Recognizing a trigger can prepare you for coping with temper tantrums in your child. At some point in every child’s life, he will find a reason to complain, whine and throw a tantrum. Tantrums are a normal part of a child’s development. As a parent, you can expect to observe a tantrum or two as your child grows. Depending on the outburst, you might find the situation easily overcome or difficult to manage. Certain situations, like bedtime, baths, dinner or the arrival of visitors can trigger a tantrum. 

You may find yourself embarrassed by your child’s lack of self control. Don’t be. Your child will pick up on your embarrassment, which may exacerbate the problem.

Behaviors to watch out for include the frequency and severity of the tantrum. Remember, your child is testing his boundaries.

Age determines how to handle a tantrum. From 18 months through two years of age, your child is asserting his independence. When he doesn’t achieve a goal, he becomes frustrated, but he lacks the words to explain what’s wrong. Hence, the tantrum. Arguing with a child in this age group will make things worse because they do not yet have advanced cognitive abilities.

Children aged three to four should have the verbal capabilities to articulate their needs. After age four, your child’s physical and fine motor skills are developed enough that he should be less dependent on you. Some may have tantrums based on school or home situations, but generally, the days of ranting and raving have passed.
Here are a few prevention methods to tame your little tiger. 

  • Reward and praise positive behavior instead of focusing on negative actions. This advice is especially helpful when a situation acts as a trigger.
  • Announce your expectations instead of asking if your child wants to do something. For example, if it is time to prepare for bed, don’t ask if he is ready to brush his teeth. Instead, tell him that it is time to brush his teeth.
  • Allow your child control over small things. A little control averts management problems.
  • Distract your child when he is set off by a trigger.
  • Set time limits for activities. This will help prevent boredom. Try a variety of activities with your child.
  • Move to a different environment.

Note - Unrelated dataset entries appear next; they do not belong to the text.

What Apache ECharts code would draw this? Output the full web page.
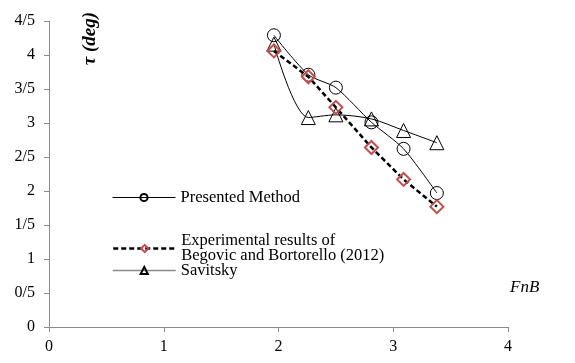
<!DOCTYPE html>
<html>
<head>
<meta charset="utf-8">
<script src="https://cdn.jsdelivr.net/npm/echarts@6/dist/echarts.min.js"></script>
<style>
  html, body { margin: 0; padding: 0; background: #fff; }
  #chart { width: 575px; height: 363px; }
</style>
</head>
<body>
<div id="chart"></div>
<script>
// Beam Froude number samples
var fnB = [1.96, 2.26, 2.50, 2.81, 3.09, 3.38];
// Trim angle tau (deg) per method
var presented = [4.29, 3.71, 3.52, 3.01, 2.62, 1.97];
var experimental = [4.06, 3.68, 3.23, 2.64, 2.17, 1.77];
var savitsky = [4.16, 3.08, 3.12, 3.06, 2.89, 2.71];
// Y tick labels written with "/" as the decimal separator
var yTickLabels = ['0', '0/5', '1', '1/5', '2', '2/5', '3', '3/5', '4', '4/5'];
var xTickLabels = ['0', '1', '2', '3', '4'];

var seriesNames = ['Presented Method', 'Experimental results of Begovic and Bortorello (2012)', 'Savitsky'];

function pairs(ys) {
  return fnB.map(function (x, i) { return [x, ys[i]]; });
}

var font = '"Liberation Serif", "Times New Roman", serif';
var axisGrey = '#8c8c8c';

var chart = echarts.init(document.getElementById('chart'), null, { renderer: 'canvas' });

var legendBase = {
  orient: 'vertical',
  left: 107,
  itemWidth: 63,
  itemHeight: 9,
  selectedMode: false,
  textStyle: { fontFamily: font, fontSize: 16.5, color: '#000' }
};

chart.setOption({
  animation: false,
  backgroundColor: '#fff',
  grid: { left: 49, right: 67, top: 21, bottom: 36, containLabel: false },
  xAxis: {
    type: 'value', min: 0, max: 4, interval: 1,
    axisLine: { lineStyle: { color: axisGrey, width: 1 } },
    axisTick: { show: true, length: 5, lineStyle: { color: axisGrey } },
    splitLine: { show: false },
    axisLabel: {
      fontFamily: font, fontSize: 16, color: '#000', margin: 12,
      formatter: function (v) { return xTickLabels[Math.round(v)]; }
    }
  },
  yAxis: {
    type: 'value', min: 0, max: 4.5, interval: 0.5,
    axisLine: { show: true, lineStyle: { color: axisGrey, width: 1 } },
    axisTick: { show: true, length: 5, lineStyle: { color: axisGrey } },
    splitLine: { show: false },
    axisLabel: {
      fontFamily: font, fontSize: 16, color: '#000', margin: 14,
      formatter: function (v) { return yTickLabels[Math.round(v / 0.5)]; }
    }
  },
  legend: [
    Object.assign({}, legendBase, {
      top: 184,
      data: [{ name: seriesNames[0], lineStyle: { width: 1 } }]
    }),
    Object.assign({}, legendBase, {
      top: 221,
      data: [{ name: seriesNames[1], lineStyle: { width: 2.5 } }],
      formatter: function () { return 'Experimental results of\nBegovic and Bortorello (2012)'; },
      textStyle: { fontFamily: font, fontSize: 16.5, color: '#000', lineHeight: 15, padding: [15, 0, 0, 0] }
    }),
    Object.assign({}, legendBase, {
      top: 257,
      data: [{ name: seriesNames[2], lineStyle: { color: '#8a8a8a', width: 1.5 } }]
    })
  ],
  graphic: [
    {
      type: 'text', left: 81, top: 12, rotation: Math.PI / 2,
      style: { text: 'τ (deg)', font: 'italic bold 19px ' + font, fill: '#000' }
    },
    {
      type: 'text', left: 510, top: 279,
      style: { text: 'FnB', font: 'italic 17px ' + font, fill: '#000' }
    }
  ],
  series: [
    {
      name: seriesNames[0], type: 'line', smooth: 0.25,
      data: pairs(presented),
      symbol: 'circle', symbolSize: 13,
      lineStyle: { color: '#000', width: 1 },
      itemStyle: { color: 'rgba(255,255,255,0)', borderColor: '#000', borderWidth: 1 },
      z: 3
    },
    {
      name: seriesNames[1], type: 'line',
      data: pairs(experimental),
      symbol: 'diamond', symbolSize: 13,
      lineStyle: { color: '#000', width: 2.5, type: [5, 3] },
      itemStyle: { color: 'rgba(255,255,255,0)', borderColor: '#c0504d', borderWidth: 2 },
      z: 4
    },
    {
      name: seriesNames[2], type: 'line', smooth: 0.3,
      data: pairs(savitsky),
      symbol: 'triangle', symbolSize: 14,
      lineStyle: { color: '#000', width: 1 },
      itemStyle: { color: 'rgba(255,255,255,0)', borderColor: '#000', borderWidth: 1 },
      z: 2
    }
  ]
});
</script>
</body>
</html>
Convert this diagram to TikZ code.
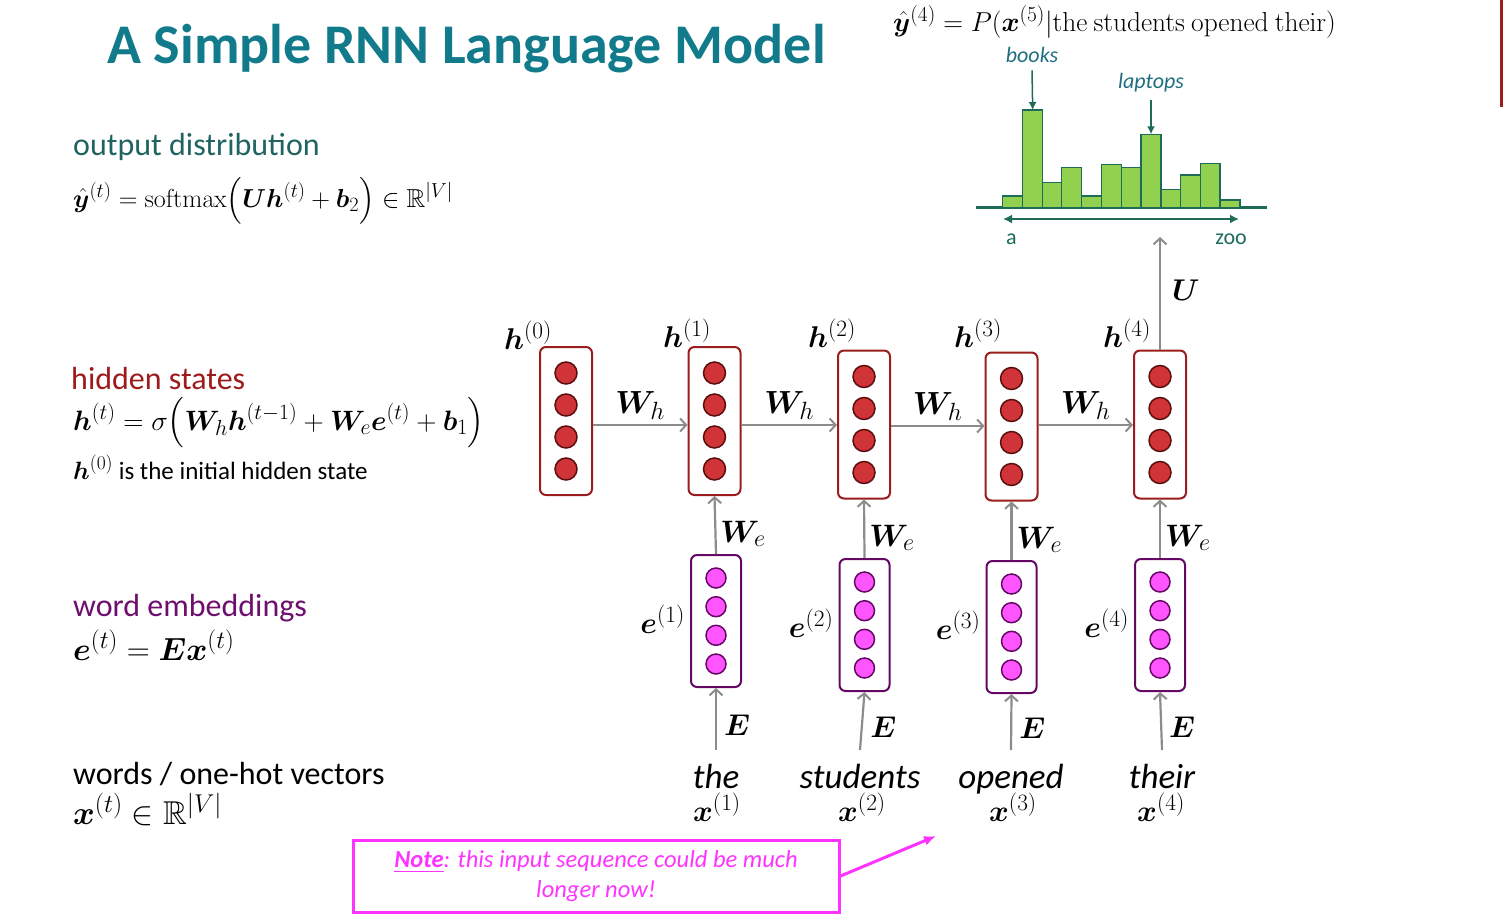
\RequirePackage{fix-cm}
\documentclass[tikz,border=0pt]{standalone}
\usepackage{amsmath,amssymb,bm}
\usepackage[no-math]{fontspec}
\setmainfont{Carlito}
\usetikzlibrary{arrows.meta}
\makeatletter
\def\defaultscriptratio{.78}
\def\defaultscriptscriptratio{.6}
\makeatother
\definecolor{titleteal}{HTML}{117A8B}
\definecolor{outteal}{HTML}{1F6462}
\definecolor{hidred}{HTML}{9E1B1B}
\definecolor{embpurp}{HTML}{6E0E6E}
\definecolor{hboxc}{HTML}{9B1C1C}
\definecolor{hdotc}{HTML}{D13438}
\definecolor{hdotb}{HTML}{5A0E0E}
\definecolor{eboxc}{HTML}{650865}
\definecolor{edotc}{HTML}{FF55FF}
\definecolor{arrg}{HTML}{8C8C8C}
\definecolor{barg}{HTML}{92D050}
\definecolor{barb}{HTML}{1E6B5A}
\definecolor{labteal}{HTML}{1F6F80}
\definecolor{notec}{HTML}{FF33FF}
\definecolor{edgered}{HTML}{9B1B1B}
\newcommand{\fs}[1]{\fontsize{#1}{#1}\selectfont}
\newcommand{\thickul}[1]{\underline{\smash{#1}}}
\tikzset{
  hbox/.style={draw=hboxc, line width=2pt, rounded corners=6pt, minimum width=52pt, minimum height=148pt, inner sep=0pt},
  ebox/.style={draw=eboxc, line width=2pt, rounded corners=6pt, minimum width=50pt, minimum height=132pt, inner sep=0pt},
  hdot/.style={circle, fill=hdotc, draw=hdotb, line width=1.5pt, minimum size=22pt, inner sep=0pt},
  edot/.style={circle, fill=edotc, draw=eboxc, line width=1.5pt, minimum size=20pt, inner sep=0pt},
  conn/.style={draw=arrg, line width=2.2pt, -{Straight Barb[length=6pt,width=13pt,line width=2pt]}},
  mlab/.style={font=\fs{30}, inner sep=1pt},
  head/.style={font=\fs{32}, anchor=base west, inner sep=0pt},
  eq/.style={font=\fs{27}, anchor=base west, inner sep=0pt},
  word/.style={font=\fs{35}\itshape, anchor=base, inner sep=0pt},
  bar/.style={fill=barg, draw=barb, line width=1.5pt},
  hlab/.style={font=\fs{22}\itshape, text=labteal, anchor=base, inner sep=0pt}
}
\begin{document}
\begin{tikzpicture}[x=1pt,y=-1pt]
\useasboundingbox (0,0) rectangle (1503,913);
% title
\node[anchor=base west, inner sep=0pt, text=titleteal, font=\fs{56}\bfseries] (title) at (107,63) {A Simple RNN Language Model};
\draw[edgered, line width=3pt] (1501,0) -- (1501,107);

% left descriptions
\node[head, text=outteal] (hout) at (73,155) {output distribution};
\node[eq, font=\fs{26}] (eqout) at (73,207) {$\hat{\bm y}^{(t)} = \mathrm{softmax}\Bigl(\bm U\bm h^{(t)} + \bm b_2\Bigr) \in \mathbb{R}^{|V|}$};
\node[head, text=hidred] (hhid) at (71,389) {hidden states};
\node[eq, font=\fs{28}] (eqhid) at (73,430) {$\bm h^{(t)} = \sigma\Bigl(\bm W_h \bm h^{(t-1)} + \bm W_e \bm e^{(t)} + \bm b_1\Bigr)$};
\node[eq, font=\fs{25}] (hinit) at (73,479) {$\bm h^{(0)}$ is the initial hidden state};
\node[head, text=embpurp] (hemb) at (73,616) {word embeddings};
\node[eq, font=\fs{32}] (eqemb) at (73,660) {$\bm e^{(t)} = \bm E\bm x^{(t)}$};
\node[head, text=black] (hwords) at (73,784) {words / one-hot vectors};
\node[eq, font=\fs{33}] (eqwords) at (73,824) {$\bm x^{(t)} \in \mathbb{R}^{|V|}$};

% hidden states
\foreach \i/\x/\y in {0/566/421, 1/714.5/421, 2/864/424.5, 3/1011.5/426.5, 4/1160/424.5}{
  \node[hbox] (h\i) at (\x,\y) {};
  \foreach \k/\d in {a/-48, b/-16, c/16, d/48}
    \node[hdot] (h\i\k) at (\x,\y+\d) {};
}
% embeddings
\foreach \i/\x/\y in {1/716/621, 2/864.5/625, 3/1011.5/627, 4/1160/625}{
  \node[ebox] (e\i) at (\x,\y) {};
  \foreach \k/\d in {a/-43, b/-14.3, c/14.3, d/43}
    \node[edot] (e\i\k) at (\x,\y+\d) {};
}
% h labels
\node[mlab, anchor=center] (lh0) at (528,335) {$\bm h^{(0)}$};
\node[mlab, anchor=center] (lh1) at (687,333) {$\bm h^{(1)}$};
\node[mlab, anchor=center] (lh2) at (832,333) {$\bm h^{(2)}$};
\node[mlab, anchor=center] (lh3) at (978,333) {$\bm h^{(3)}$};
\node[mlab, anchor=center] (lh4) at (1127,333) {$\bm h^{(4)}$};
% e labels
\foreach \i in {1,2,3,4}
  \node[mlab, anchor=east] (le\i) at ([xshift=-4pt,yshift=2pt]e\i.west) {$\bm e^{(\i)}$};

% horizontal arrows
\draw[conn] (h0.east |- 0,425) -- node[mlab, above=3pt, font=\fs{32}] {$\bm W_h$} (h1.west |- 0,425);
\draw[conn] (h1.east |- 0,425) -- node[mlab, above=3pt, font=\fs{32}] {$\bm W_h$} (h2.west |- 0,425);
\draw[conn] (h2.east |- 0,426) -- node[mlab, above=3pt, font=\fs{32}] {$\bm W_h$} (h3.west |- 0,426);
\draw[conn] (h3.east |- 0,425) -- node[mlab, above=3pt, font=\fs{32}] {$\bm W_h$} (h4.west |- 0,425);

% words
\node[word] (w1) at (716,788) {the};
\node[word] (w2) at (860,788) {students};
\node[word] (w3) at (1011,788) {opened};
\node[word] (w4) at (1162,788) {their};
\foreach \i/\x in {1/717, 2/862, 3/1013, 4/1161}
  \node[mlab, anchor=base] (x\i) at (\x,821) {$\bm x^{(\i)}$};

\foreach \i in {1,2,3,4}{
  \draw[conn] (e\i.north) -- node[mlab, right=3pt, yshift=-9pt, font=\fs{31}] {$\bm W_e$} (h\i.south);
  \draw[conn] (w\i.north |- 0,750) -- node[mlab, right=6pt, yshift=-6pt] {$\bm E$} (e\i.south);
}

% output arrow
\coordinate (histin) at (1160,237);
\draw[conn] (h4.north) -- node[mlab, right=10pt, yshift=3pt] {$\bm U$} (histin);

% histogram
\draw[barb, line width=2.5pt] (976,207.5) -- (1267,207.5);
\foreach \l/\r/\t [count=\n] in {1002.7/1022.7/196, 1022.7/1042.7/110, 1042.7/1061.7/182.7, 1061.7/1081.7/167.7, 1081.7/1101.7/196, 1101.7/1121.7/164.3, 1121.7/1141/167.7, 1141/1161/134.3, 1161/1180.7/189.3, 1180.7/1200.7/175, 1200.7/1220/163.3, 1220/1240/200}
  \draw[bar] (\l,207.5) rectangle (\r,\t) coordinate (bt\n);
\coordinate (bar2top) at (1032.7,110);
\coordinate (bar8top) at (1151,134.3);
\coordinate (axl) at (1003,219);
\coordinate (axr) at (1239,219);
\draw[barb, line width=2pt, {Latex[length=9pt,width=9pt]}-{Latex[length=9pt,width=9pt]}] (axl) -- (axr);
\node[font=\fs{22}, text=barb, anchor=base, inner sep=0pt] (la) at (1011.5,244) {a};
\node[font=\fs{22}, text=barb, anchor=base, inner sep=0pt] (lz) at (1231,244) {zoo};
\node[hlab] (books) at (1032,62) {books};
\node[hlab] (laptops) at (1151,88) {laptops};
\draw[barb, line width=1.5pt, -{Latex[length=8pt,width=8pt]}] ([yshift=-8pt]books.south) -- (bar2top);
\draw[barb, line width=1.5pt, -{Latex[length=8pt,width=8pt]}] ([yshift=-8pt]laptops.south) -- (bar8top);

% top formula
\node[eq, font=\fs{27.4}] (ptop) at (893,31) {$\hat{\bm y}^{(4)} = P(\bm x^{(5)}|\mathrm{the\ students\ opened\ their})$};

% note
\node[draw=notec, line width=3pt, minimum width=486pt, minimum height=72pt, inner sep=0pt, align=center, text=notec, font=\fontsize{24.5}{30}\selectfont\itshape] (note) at (596,876)
  {\textbf{\underline{Note}}: this input sequence could be much\\ longer now!};
\coordinate (noteend) at (936,836);
\draw[notec, line width=3pt, -{Latex[length=12pt,width=10pt]}] (note.east) -- (noteend);
\end{tikzpicture}
\end{document}
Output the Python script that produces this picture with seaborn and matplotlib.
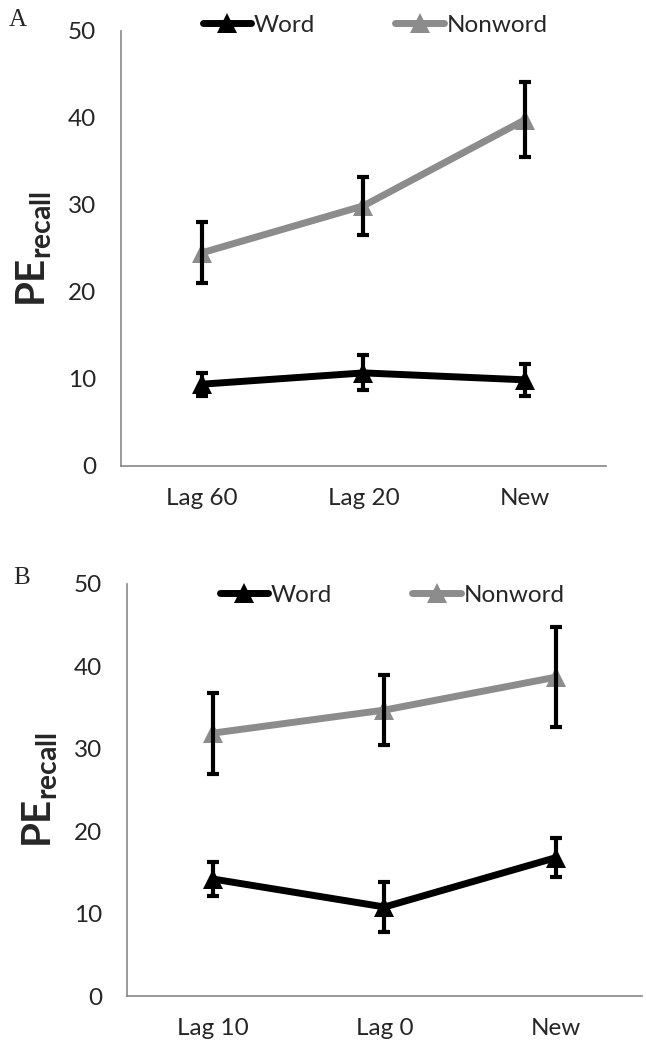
import matplotlib
matplotlib.use("Agg")
import matplotlib.pyplot as plt
from matplotlib.lines import Line2D
import numpy as np
import pandas as pd
import seaborn as sns

GROUPS = ["Word", "Nonword"]
COLORS = {"Word": "#000000", "Nonword": "#8c8c8c"}

# panel A
cond_a = ["Lag 60", "Lag 20", "New"]
word_a = [9.4, 10.7, 9.9]
word_a_err = [1.3, 2.0, 1.8]
nonword_a = [24.5, 29.9, 39.8]
nonword_a_err = [3.5, 3.3, 4.3]

# panel B
cond_b = ["Lag 10", "Lag 0", "New"]
word_b = [14.2, 10.8, 16.8]
word_b_err = [2.1, 3.0, 2.4]
nonword_b = [31.9, 34.7, 38.7]
nonword_b_err = [4.9, 4.2, 6.1]

yticks = [0, 10, 20, 30, 40, 50]

sns.set_style("white")
plt.rcParams["font.family"] = ["Lato", "DejaVu Sans"]
plt.rcParams["mathtext.fontset"] = "custom"
plt.rcParams["mathtext.bf"] = "Lato:bold"
plt.rcParams["mathtext.rm"] = "Lato"

LW = 5
MS = 15


def make_df(conds, word, nonword):
    return pd.DataFrame({
        "cond": conds * 2,
        "group": ["Word"] * 3 + ["Nonword"] * 3,
        "value": list(word) + list(nonword),
    })


def draw(ax, conds, word, word_err, nonword, nonword_err):
    df = make_df(conds, word, nonword)
    sns.lineplot(data=df, x="cond", y="value", hue="group", hue_order=GROUPS,
                 palette=COLORS, marker="^", markersize=MS, markeredgewidth=0,
                 linewidth=LW, sort=False, legend=False, ax=ax)
    x = np.arange(len(conds))
    for vals, errs in [(word, word_err), (nonword, nonword_err)]:
        ax.errorbar(x, vals, yerr=errs, fmt="none", ecolor="black",
                    elinewidth=3, capsize=4, capthick=3, zorder=5)
    ax.set_xlim(-0.5, 2.5)
    ax.set_ylim(0, 50)
    ax.set_yticks(yticks)
    ax.set_xticks([-0.5, 0.5, 1.5, 2.5], minor=False)
    ax.set_xticklabels([])
    ax.set_xticks(x, minor=True)
    ax.set_xticklabels(conds, minor=True)
    ax.tick_params(axis="x", which="major", direction="out", length=7,
                   width=1.2, color="#888888")
    ax.tick_params(axis="x", which="minor", length=0, pad=16, labelsize=17.5)
    ax.tick_params(axis="y", direction="out", length=6, width=1.2,
                   color="#888888", labelsize=17.5, pad=12)
    for s in ["top", "right"]:
        ax.spines[s].set_visible(False)
    for s in ["left", "bottom"]:
        ax.spines[s].set_color("#888888")
        ax.spines[s].set_linewidth(1.2)
    ax.set_xlabel("")
    ax.set_ylabel(r"$\mathbf{PE_{recall}}$", fontsize=29, labelpad=10)
    handles = [Line2D([], [], color=COLORS[g], lw=LW, marker="^", markersize=MS,
                      markeredgewidth=0) for g in GROUPS]
    return ax.legend(handles, GROUPS, loc="center", ncol=2, frameon=False,
                     fontsize=17.5, handlelength=2.0, handletextpad=0.1,
                     columnspacing=3.3)


fig = plt.figure(figsize=(6.46, 10.46), dpi=100)
ax_a = fig.add_axes([0.1873, 0.5545, 0.7507, 0.4159])
ax_b = fig.add_axes([0.1966, 0.0478, 0.7972, 0.3939])

leg_a = draw(ax_a, cond_a, word_a, word_a_err, nonword_a, nonword_a_err)
leg_a.set_bbox_to_anchor((0.5807, 1 - 25 / 1046), transform=fig.transFigure)
leg_b = draw(ax_b, cond_b, word_b, word_b_err, nonword_b, nonword_b_err)
leg_b.set_bbox_to_anchor((0.6068, 1 - 595 / 1046), transform=fig.transFigure)

fig.text(18 / 646, 1 - 20 / 1046, "A", fontsize=18, family="Liberation Serif",
         va="center", ha="center")
fig.text(22 / 646, 1 - 578 / 1046, "B", fontsize=18, family="Liberation Serif",
         va="center", ha="center")

fig.savefig("out.png", dpi=100)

Going outside or to another room can lessen the severity of the tantrum.
  • Pick your battles. Some tantrums aren’t worth fighting against.  Consider your child’s age.


You can also neutralize a tantrum once it has started. Remain calm and don’t argue with your child. Always think before you react. If you positively distract your child with an acceptable activity, there’s a good chance you will keep your child calm. If your child is out of control and you are afraid he might hurt himself, hug your child and reassure them that everything will be OK.

If tantrums increase in frequency or intensity, consult your health care provider. A professional will determine if an underlying condition exists.

Tantrums are normal as your child develops. But take heart: Eventually the tantrum phase will pass as your child matures.